= Exercise brief =
Show, in full, each line of the data that contains "matplotlib".
+++++
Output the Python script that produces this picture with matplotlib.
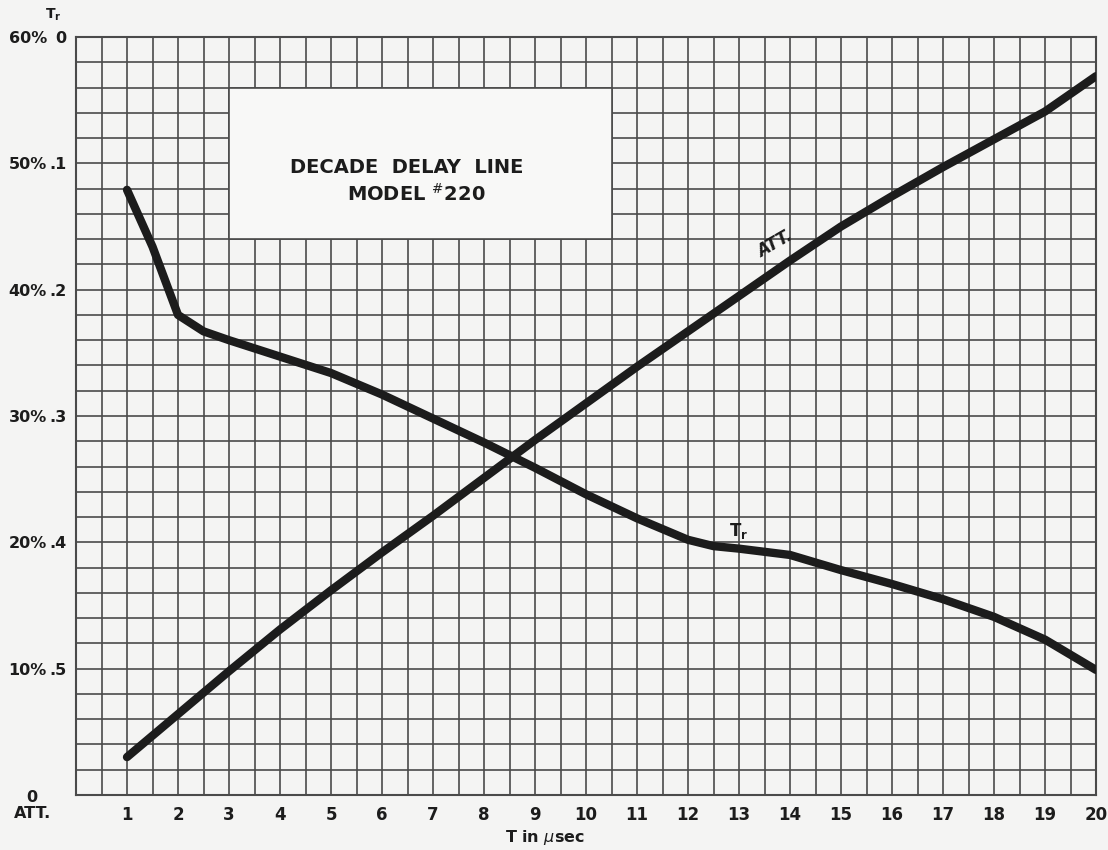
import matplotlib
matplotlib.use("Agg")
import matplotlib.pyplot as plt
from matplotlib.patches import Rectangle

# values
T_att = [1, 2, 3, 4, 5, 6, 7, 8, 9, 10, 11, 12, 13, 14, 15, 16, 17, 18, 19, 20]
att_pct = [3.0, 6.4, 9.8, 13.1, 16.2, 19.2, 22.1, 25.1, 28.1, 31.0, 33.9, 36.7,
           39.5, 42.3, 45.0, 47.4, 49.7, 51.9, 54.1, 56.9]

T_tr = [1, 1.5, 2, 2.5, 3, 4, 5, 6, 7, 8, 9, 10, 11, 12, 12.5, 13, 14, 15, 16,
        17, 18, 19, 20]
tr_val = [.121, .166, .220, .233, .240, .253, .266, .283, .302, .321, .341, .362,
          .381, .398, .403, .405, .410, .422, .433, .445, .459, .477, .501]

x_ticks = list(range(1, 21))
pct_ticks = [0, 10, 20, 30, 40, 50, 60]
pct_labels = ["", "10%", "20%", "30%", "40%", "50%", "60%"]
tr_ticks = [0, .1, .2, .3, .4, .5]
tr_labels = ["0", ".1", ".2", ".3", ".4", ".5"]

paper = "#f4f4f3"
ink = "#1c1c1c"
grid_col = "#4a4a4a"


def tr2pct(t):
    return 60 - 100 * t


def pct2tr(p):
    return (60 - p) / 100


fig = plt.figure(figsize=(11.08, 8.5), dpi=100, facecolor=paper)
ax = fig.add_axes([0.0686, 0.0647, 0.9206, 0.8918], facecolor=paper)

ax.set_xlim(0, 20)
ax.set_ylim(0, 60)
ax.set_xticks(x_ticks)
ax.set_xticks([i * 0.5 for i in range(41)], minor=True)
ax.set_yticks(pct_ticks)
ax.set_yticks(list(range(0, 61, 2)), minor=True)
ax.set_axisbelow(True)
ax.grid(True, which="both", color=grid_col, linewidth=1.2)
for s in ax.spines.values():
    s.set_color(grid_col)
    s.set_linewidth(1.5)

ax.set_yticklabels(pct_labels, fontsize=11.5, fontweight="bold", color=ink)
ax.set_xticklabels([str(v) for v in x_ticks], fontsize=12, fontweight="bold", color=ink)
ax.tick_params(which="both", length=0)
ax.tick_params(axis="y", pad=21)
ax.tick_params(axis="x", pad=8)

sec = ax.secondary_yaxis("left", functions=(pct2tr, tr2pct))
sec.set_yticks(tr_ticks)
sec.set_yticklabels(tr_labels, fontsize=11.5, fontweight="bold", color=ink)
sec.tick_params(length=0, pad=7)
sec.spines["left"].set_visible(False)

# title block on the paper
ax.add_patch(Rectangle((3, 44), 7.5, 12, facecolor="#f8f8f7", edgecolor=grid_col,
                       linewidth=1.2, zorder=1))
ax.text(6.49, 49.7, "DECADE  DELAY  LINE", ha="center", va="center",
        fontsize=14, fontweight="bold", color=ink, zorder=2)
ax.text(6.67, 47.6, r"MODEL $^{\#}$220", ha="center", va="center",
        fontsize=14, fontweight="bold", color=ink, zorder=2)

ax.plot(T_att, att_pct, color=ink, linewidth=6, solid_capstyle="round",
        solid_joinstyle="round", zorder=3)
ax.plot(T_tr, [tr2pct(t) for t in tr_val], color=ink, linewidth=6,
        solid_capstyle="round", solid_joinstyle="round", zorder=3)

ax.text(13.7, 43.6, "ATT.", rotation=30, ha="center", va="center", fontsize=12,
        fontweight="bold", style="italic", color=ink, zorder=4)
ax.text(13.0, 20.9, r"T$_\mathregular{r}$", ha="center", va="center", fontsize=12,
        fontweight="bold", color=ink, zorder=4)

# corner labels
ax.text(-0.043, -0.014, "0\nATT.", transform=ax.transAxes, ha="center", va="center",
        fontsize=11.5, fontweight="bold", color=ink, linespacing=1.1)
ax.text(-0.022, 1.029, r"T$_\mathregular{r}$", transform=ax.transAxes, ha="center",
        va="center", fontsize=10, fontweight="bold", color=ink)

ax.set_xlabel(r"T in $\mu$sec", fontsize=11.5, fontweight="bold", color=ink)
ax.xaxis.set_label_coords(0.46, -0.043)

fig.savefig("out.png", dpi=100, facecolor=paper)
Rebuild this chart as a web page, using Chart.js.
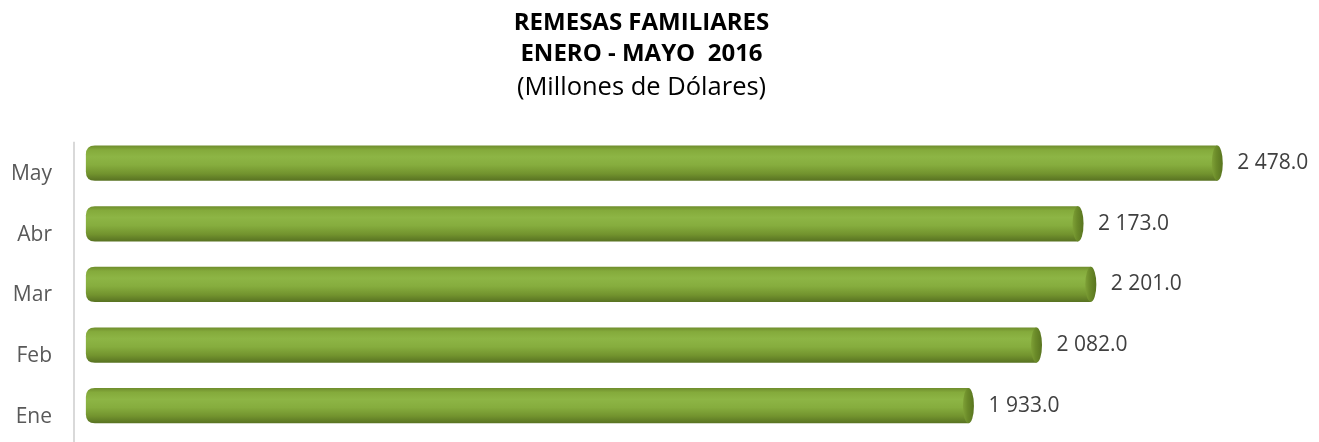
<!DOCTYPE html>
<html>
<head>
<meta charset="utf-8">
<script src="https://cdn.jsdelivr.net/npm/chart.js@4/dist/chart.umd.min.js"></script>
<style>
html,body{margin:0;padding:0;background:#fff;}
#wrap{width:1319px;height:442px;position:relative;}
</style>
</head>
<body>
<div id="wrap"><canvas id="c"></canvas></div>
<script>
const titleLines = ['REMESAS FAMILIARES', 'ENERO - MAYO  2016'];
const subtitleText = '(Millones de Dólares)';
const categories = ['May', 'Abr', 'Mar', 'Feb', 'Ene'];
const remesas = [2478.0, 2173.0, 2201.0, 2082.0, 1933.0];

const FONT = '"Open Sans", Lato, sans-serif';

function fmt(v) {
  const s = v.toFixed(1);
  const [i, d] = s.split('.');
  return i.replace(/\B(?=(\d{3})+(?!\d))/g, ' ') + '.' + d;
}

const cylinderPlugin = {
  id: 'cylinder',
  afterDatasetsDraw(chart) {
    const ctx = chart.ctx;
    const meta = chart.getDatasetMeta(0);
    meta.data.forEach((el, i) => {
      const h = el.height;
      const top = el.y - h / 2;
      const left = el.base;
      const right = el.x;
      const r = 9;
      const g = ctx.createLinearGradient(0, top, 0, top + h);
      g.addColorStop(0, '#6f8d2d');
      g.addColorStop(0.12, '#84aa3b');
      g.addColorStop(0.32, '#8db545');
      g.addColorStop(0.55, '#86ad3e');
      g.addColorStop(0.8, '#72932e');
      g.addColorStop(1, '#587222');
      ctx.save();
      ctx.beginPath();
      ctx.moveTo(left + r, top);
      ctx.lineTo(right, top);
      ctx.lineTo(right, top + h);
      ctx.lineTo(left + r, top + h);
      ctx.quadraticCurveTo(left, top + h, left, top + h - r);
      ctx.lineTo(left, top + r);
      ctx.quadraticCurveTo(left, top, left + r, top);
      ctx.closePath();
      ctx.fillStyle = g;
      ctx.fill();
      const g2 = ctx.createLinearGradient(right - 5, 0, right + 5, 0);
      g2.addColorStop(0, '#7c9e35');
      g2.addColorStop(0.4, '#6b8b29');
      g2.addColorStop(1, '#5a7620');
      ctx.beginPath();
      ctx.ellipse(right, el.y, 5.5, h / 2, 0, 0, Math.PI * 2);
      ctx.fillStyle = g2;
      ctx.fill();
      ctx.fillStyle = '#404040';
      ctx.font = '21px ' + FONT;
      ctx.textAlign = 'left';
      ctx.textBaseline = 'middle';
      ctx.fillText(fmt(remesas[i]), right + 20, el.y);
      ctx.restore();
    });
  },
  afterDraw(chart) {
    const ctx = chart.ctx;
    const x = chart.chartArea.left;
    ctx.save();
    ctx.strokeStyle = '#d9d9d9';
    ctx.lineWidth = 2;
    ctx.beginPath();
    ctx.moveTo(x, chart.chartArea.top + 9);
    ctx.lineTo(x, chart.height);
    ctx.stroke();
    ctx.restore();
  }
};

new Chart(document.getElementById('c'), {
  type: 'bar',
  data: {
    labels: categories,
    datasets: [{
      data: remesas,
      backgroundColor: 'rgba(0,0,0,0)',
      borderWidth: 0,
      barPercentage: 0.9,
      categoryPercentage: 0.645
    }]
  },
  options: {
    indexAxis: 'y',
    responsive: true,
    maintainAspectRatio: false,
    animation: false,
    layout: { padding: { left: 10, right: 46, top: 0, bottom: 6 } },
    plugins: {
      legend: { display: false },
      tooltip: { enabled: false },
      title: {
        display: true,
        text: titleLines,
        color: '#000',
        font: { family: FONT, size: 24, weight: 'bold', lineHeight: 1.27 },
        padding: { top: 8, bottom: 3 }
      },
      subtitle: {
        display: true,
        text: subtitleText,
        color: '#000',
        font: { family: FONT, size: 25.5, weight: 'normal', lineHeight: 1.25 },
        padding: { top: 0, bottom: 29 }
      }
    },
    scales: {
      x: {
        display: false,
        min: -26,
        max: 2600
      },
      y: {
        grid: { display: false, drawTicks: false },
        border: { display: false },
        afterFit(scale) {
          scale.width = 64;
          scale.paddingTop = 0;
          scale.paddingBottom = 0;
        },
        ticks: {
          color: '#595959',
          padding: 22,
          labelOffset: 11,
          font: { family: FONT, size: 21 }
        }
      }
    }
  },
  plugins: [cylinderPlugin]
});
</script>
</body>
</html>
+++++
= Result of the exercise =
Output the Python script that produces this picture with matplotlib.
import matplotlib
matplotlib.use("Agg")
import matplotlib.pyplot as plt
from matplotlib.patches import Rectangle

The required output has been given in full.